**Directions for this task**
Pick every line from the data that holds the word "React".

**Recorded information**
┄┄┄┄┄┄┄┄┄┄

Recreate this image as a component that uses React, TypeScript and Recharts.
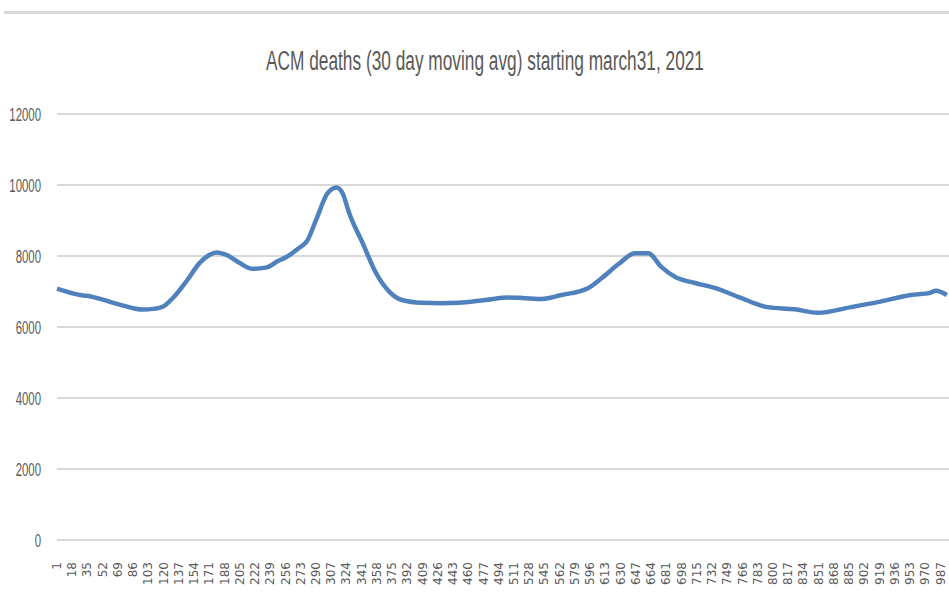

┄┄┄┄┄┄┄┄┄┄

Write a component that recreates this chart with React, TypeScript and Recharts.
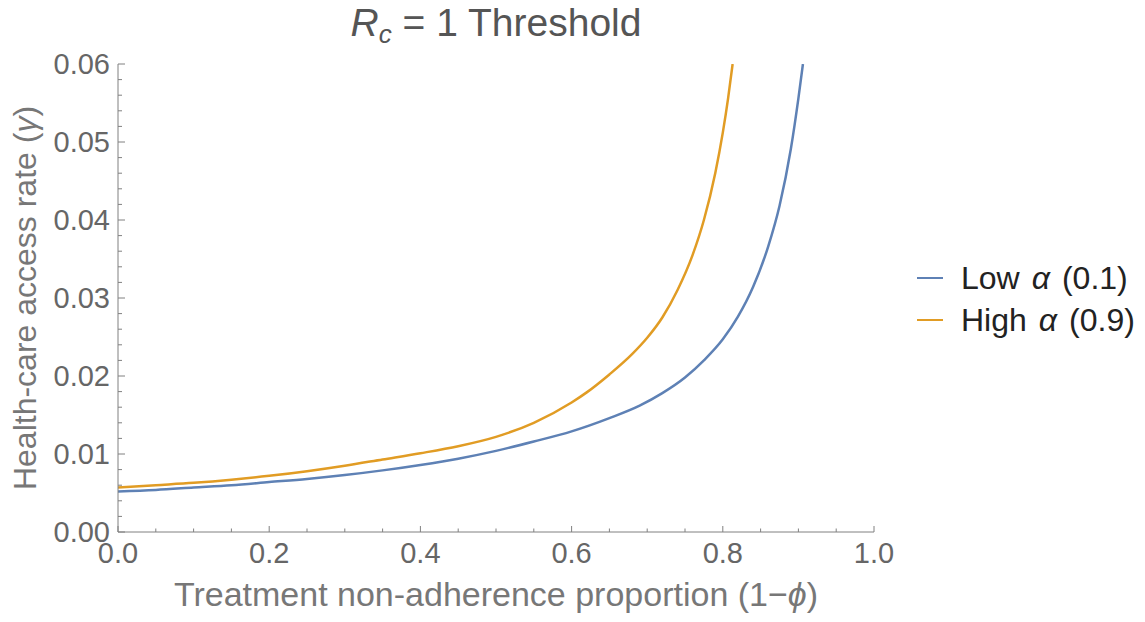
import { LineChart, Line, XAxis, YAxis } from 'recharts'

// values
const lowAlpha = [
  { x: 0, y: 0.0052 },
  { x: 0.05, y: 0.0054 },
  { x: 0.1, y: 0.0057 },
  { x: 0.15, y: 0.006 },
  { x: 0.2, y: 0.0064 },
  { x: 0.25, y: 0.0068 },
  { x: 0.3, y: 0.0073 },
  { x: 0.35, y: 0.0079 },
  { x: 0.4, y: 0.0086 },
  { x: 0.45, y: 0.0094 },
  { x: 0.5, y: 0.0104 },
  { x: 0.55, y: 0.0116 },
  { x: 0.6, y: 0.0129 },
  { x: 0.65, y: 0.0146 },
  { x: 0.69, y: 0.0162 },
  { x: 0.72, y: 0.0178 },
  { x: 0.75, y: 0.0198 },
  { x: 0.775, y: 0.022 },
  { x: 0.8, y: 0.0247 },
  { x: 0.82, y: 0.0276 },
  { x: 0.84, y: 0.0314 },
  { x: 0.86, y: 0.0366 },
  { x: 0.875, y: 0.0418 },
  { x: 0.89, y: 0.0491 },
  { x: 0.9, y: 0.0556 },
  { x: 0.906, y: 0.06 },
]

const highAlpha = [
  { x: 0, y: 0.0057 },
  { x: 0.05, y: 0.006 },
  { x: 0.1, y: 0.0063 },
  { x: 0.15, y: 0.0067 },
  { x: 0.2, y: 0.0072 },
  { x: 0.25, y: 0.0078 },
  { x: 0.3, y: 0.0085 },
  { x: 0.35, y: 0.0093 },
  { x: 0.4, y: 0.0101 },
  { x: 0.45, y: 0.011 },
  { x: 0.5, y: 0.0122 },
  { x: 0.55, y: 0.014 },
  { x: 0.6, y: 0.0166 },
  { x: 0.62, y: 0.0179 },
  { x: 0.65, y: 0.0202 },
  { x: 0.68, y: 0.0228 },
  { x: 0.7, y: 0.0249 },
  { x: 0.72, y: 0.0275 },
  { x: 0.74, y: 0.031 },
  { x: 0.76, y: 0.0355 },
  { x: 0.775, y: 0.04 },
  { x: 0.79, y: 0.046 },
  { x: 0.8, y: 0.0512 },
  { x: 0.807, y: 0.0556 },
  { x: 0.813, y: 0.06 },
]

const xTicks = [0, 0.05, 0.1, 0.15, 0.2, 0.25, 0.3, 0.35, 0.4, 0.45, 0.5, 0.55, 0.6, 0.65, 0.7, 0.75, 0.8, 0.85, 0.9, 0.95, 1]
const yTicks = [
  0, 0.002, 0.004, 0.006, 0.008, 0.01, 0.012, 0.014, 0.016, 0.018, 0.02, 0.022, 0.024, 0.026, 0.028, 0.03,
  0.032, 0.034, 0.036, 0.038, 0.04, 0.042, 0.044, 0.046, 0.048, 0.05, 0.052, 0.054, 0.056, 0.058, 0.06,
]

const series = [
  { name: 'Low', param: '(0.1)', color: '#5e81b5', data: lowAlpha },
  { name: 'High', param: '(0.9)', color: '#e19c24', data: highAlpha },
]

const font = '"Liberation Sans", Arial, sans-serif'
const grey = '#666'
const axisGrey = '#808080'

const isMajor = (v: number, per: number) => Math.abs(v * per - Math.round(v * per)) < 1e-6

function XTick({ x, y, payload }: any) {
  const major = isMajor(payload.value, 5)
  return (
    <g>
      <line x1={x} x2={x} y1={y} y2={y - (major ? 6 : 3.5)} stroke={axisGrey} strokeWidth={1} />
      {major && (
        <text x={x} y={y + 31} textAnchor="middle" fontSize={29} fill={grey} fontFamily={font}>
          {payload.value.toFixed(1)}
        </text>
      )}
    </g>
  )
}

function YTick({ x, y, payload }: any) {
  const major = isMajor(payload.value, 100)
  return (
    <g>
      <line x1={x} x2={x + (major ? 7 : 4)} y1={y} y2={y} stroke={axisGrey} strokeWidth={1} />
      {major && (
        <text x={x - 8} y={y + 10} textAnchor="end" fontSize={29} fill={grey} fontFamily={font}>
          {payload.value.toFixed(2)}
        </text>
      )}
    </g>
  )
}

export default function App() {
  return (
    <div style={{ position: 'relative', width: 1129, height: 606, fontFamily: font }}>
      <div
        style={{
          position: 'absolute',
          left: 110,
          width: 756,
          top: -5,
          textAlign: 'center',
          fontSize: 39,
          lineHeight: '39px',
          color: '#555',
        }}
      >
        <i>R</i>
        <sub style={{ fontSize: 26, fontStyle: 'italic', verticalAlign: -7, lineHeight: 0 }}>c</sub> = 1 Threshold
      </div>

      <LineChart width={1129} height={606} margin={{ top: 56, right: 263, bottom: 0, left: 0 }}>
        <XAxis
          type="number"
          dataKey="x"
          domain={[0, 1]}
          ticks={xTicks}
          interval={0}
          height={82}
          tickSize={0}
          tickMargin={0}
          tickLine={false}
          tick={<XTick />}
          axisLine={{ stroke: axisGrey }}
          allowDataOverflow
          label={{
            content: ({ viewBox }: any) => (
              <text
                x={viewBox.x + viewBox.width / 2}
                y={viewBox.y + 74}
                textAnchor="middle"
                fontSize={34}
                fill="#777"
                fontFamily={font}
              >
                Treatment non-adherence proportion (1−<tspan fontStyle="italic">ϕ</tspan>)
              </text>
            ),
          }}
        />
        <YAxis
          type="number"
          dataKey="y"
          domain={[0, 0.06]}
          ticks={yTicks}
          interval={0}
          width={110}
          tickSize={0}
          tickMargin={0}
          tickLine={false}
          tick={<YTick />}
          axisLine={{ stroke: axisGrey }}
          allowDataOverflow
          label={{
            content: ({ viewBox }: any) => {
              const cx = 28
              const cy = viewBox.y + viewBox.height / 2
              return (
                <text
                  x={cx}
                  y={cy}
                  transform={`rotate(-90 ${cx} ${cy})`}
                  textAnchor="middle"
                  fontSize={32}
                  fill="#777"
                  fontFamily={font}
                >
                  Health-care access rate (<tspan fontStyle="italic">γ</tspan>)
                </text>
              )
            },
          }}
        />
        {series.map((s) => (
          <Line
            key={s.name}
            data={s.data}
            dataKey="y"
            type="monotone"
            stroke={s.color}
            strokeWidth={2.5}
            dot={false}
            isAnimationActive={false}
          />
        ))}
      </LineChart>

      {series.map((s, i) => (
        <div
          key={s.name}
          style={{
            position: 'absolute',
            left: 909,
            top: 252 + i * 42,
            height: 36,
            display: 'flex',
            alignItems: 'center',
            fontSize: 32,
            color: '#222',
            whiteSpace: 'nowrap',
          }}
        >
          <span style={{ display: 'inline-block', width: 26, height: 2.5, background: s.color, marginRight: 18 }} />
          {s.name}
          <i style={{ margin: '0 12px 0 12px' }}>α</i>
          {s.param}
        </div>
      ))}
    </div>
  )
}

┄┄┄┄┄┄┄┄┄┄

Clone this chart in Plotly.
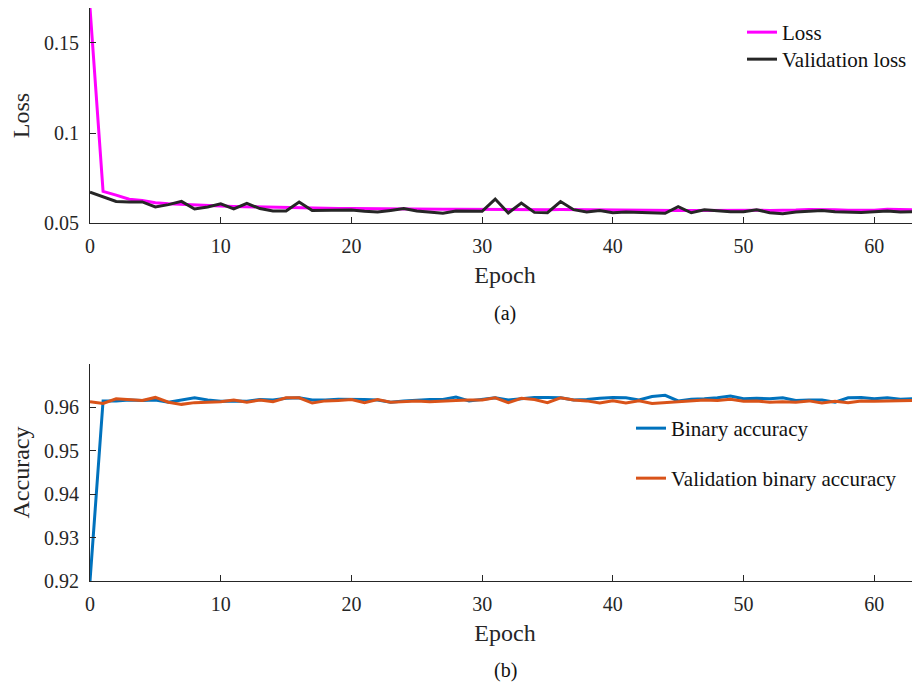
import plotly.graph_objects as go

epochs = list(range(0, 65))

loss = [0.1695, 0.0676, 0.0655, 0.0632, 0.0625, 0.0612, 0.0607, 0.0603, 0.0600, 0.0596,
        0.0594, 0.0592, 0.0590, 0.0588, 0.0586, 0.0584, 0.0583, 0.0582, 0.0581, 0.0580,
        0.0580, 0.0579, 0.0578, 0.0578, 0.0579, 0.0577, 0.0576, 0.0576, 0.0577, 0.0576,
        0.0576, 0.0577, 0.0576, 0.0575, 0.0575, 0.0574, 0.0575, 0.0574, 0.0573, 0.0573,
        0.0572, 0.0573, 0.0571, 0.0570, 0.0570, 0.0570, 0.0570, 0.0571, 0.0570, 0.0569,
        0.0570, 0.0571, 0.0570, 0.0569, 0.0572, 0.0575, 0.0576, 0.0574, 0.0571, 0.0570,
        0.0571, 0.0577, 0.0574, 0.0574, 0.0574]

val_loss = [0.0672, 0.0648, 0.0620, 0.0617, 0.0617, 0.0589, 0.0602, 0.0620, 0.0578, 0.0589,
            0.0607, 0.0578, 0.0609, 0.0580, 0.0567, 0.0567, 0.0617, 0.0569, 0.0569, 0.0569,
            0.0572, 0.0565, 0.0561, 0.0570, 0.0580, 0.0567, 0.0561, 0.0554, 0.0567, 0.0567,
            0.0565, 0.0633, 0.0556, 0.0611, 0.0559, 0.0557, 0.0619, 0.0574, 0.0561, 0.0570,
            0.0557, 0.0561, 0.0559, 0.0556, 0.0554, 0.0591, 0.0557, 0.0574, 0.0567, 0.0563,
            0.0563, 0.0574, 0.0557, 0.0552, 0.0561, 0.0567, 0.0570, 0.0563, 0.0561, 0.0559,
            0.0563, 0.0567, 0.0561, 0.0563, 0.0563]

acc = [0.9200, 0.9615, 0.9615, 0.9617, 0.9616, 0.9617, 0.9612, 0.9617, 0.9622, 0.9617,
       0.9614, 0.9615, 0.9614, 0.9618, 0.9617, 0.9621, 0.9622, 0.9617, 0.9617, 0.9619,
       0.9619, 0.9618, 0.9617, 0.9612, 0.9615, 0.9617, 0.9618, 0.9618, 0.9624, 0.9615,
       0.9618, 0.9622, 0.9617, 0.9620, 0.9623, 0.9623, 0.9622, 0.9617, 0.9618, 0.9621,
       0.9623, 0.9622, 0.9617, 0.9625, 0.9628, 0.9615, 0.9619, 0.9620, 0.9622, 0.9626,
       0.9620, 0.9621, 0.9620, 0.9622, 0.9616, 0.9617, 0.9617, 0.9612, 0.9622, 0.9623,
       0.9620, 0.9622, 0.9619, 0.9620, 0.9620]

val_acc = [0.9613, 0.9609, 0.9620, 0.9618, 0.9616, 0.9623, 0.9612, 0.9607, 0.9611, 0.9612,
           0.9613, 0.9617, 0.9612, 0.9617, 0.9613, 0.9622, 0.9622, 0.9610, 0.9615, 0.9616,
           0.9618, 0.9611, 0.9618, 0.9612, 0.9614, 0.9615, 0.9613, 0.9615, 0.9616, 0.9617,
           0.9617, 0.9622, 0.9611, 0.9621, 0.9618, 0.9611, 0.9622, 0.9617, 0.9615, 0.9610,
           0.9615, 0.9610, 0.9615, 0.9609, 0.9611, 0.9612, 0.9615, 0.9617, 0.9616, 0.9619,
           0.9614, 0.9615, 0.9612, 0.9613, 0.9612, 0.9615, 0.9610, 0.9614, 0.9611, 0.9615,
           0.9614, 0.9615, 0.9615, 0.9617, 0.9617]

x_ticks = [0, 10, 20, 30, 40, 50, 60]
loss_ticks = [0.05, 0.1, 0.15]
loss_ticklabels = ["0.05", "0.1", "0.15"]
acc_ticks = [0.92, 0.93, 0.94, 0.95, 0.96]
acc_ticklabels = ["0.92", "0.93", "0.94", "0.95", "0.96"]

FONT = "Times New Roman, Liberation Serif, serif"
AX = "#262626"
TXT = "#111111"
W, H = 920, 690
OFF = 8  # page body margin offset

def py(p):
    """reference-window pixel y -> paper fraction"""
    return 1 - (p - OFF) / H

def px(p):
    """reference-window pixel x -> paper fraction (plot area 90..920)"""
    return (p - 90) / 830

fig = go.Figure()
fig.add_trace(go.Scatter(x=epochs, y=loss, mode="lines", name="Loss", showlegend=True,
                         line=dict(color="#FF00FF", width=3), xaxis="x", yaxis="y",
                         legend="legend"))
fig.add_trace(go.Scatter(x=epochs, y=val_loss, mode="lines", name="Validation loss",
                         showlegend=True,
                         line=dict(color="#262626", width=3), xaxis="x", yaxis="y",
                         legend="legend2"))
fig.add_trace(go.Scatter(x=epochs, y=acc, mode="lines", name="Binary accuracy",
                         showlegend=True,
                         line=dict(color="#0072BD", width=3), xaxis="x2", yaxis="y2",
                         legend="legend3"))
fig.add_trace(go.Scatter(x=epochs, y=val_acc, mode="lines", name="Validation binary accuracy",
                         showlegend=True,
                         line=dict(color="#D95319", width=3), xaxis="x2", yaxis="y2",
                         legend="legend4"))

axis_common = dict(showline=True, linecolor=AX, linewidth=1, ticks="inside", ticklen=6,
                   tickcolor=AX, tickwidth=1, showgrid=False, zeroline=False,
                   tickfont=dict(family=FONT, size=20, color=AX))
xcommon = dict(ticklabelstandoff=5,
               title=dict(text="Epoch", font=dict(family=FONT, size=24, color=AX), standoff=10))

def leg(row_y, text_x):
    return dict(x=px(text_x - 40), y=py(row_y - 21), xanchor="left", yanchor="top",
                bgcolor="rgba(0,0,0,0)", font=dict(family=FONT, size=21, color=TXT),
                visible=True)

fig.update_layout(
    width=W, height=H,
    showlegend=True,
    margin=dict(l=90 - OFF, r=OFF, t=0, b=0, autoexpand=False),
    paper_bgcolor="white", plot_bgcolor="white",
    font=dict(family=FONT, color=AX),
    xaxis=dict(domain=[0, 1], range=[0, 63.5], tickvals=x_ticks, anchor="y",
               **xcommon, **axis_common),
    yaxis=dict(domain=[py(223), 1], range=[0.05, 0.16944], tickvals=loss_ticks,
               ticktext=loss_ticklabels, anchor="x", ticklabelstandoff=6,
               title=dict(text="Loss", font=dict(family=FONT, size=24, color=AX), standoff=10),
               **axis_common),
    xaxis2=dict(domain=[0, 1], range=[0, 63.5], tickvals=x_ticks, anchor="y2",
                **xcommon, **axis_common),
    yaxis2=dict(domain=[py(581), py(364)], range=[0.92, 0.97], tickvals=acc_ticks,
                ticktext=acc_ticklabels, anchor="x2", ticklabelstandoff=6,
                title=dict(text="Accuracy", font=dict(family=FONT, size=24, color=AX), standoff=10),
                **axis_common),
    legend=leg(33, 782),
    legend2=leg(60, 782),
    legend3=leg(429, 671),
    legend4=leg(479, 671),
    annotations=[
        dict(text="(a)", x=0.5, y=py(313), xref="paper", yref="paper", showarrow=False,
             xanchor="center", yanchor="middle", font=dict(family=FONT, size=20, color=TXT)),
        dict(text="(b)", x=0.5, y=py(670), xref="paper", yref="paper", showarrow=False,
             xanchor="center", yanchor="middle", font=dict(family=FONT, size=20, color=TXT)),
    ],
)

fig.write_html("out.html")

┄┄┄┄┄┄┄┄┄┄

**Output below**
Recreate this image as a component that uses React, TypeScript and Recharts.
Write a component that recreates this chart with React, TypeScript and Recharts.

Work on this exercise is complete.